**Data section:**
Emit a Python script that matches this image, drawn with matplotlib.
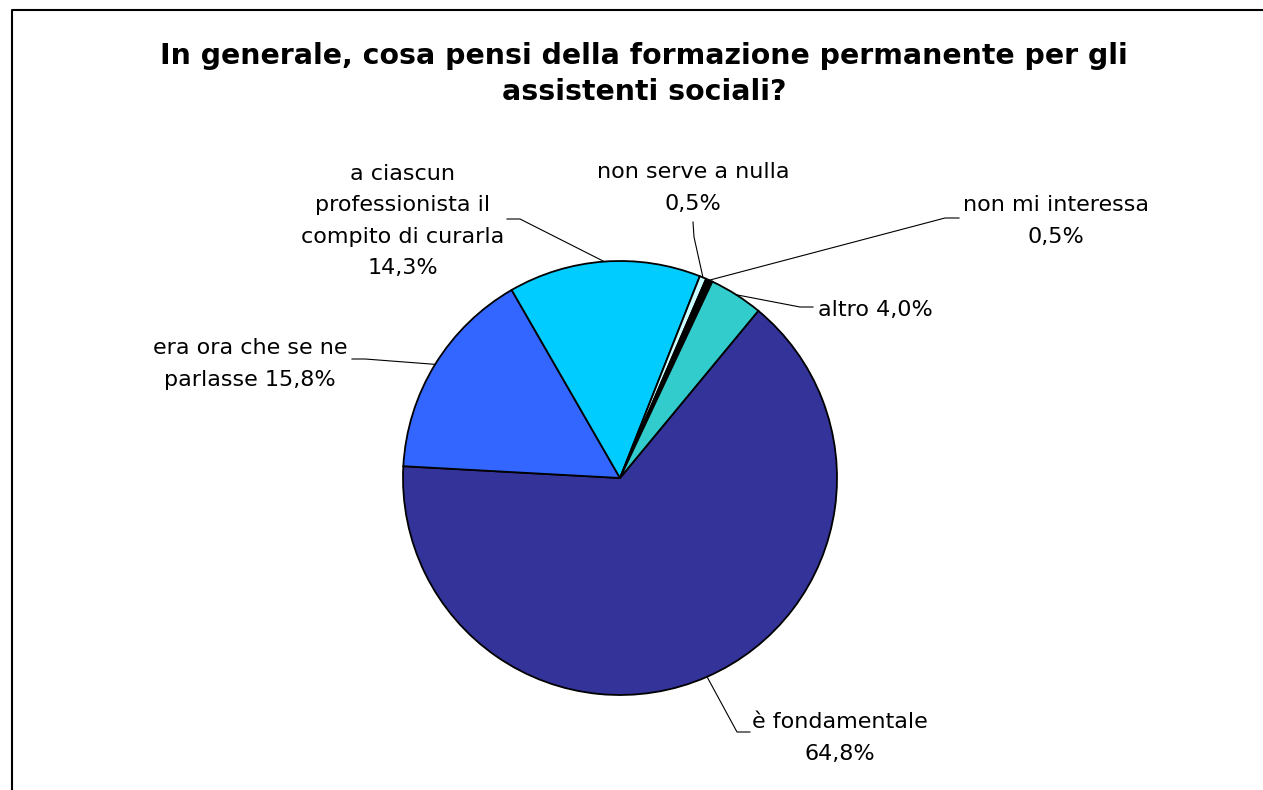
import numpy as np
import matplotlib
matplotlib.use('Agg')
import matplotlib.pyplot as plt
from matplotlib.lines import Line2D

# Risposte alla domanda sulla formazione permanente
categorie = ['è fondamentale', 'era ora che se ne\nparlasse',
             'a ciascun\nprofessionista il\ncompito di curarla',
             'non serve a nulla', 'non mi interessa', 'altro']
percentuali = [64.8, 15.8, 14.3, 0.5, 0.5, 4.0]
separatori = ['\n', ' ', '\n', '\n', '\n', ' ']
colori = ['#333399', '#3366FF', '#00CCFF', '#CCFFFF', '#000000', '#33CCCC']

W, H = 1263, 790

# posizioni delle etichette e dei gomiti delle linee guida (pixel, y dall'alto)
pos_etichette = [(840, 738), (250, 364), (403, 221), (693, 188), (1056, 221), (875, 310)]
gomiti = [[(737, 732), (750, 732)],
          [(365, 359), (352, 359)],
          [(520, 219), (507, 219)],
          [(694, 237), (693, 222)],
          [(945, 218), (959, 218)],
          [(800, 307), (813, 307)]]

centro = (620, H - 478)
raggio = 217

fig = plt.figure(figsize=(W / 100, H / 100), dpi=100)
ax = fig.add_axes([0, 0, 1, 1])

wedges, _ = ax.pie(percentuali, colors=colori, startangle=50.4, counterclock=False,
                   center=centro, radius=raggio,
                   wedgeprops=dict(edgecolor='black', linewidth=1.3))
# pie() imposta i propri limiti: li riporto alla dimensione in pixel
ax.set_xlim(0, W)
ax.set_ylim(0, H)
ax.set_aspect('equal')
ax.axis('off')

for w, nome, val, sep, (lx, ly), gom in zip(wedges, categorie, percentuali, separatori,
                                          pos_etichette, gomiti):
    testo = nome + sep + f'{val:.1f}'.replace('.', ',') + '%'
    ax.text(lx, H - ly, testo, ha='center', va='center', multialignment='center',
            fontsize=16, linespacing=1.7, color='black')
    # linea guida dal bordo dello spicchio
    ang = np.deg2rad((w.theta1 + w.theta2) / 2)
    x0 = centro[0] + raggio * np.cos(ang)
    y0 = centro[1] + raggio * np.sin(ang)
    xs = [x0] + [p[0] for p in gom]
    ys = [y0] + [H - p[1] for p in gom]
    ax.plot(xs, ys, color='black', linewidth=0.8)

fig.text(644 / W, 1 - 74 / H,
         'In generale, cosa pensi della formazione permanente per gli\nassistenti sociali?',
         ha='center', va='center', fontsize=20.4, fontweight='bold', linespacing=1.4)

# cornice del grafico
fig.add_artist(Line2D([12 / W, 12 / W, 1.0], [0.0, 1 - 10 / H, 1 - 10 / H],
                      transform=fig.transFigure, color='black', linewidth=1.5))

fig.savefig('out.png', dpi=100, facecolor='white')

**Task details:** Write out nothing but the lines from the start of the data through the line with "W, H = 1263, 790". Leave out the pictures.

**Expected answer:**
Emit a Python script that matches this image, drawn with matplotlib.
import numpy as np
import matplotlib
matplotlib.use('Agg')
import matplotlib.pyplot as plt
from matplotlib.lines import Line2D

# Risposte alla domanda sulla formazione permanente
categorie = ['è fondamentale', 'era ora che se ne\nparlasse',
             'a ciascun\nprofessionista il\ncompito di curarla',
             'non serve a nulla', 'non mi interessa', 'altro']
percentuali = [64.8, 15.8, 14.3, 0.5, 0.5, 4.0]
separatori = ['\n', ' ', '\n', '\n', '\n', ' ']
colori = ['#333399', '#3366FF', '#00CCFF', '#CCFFFF', '#000000', '#33CCCC']

W, H = 1263, 790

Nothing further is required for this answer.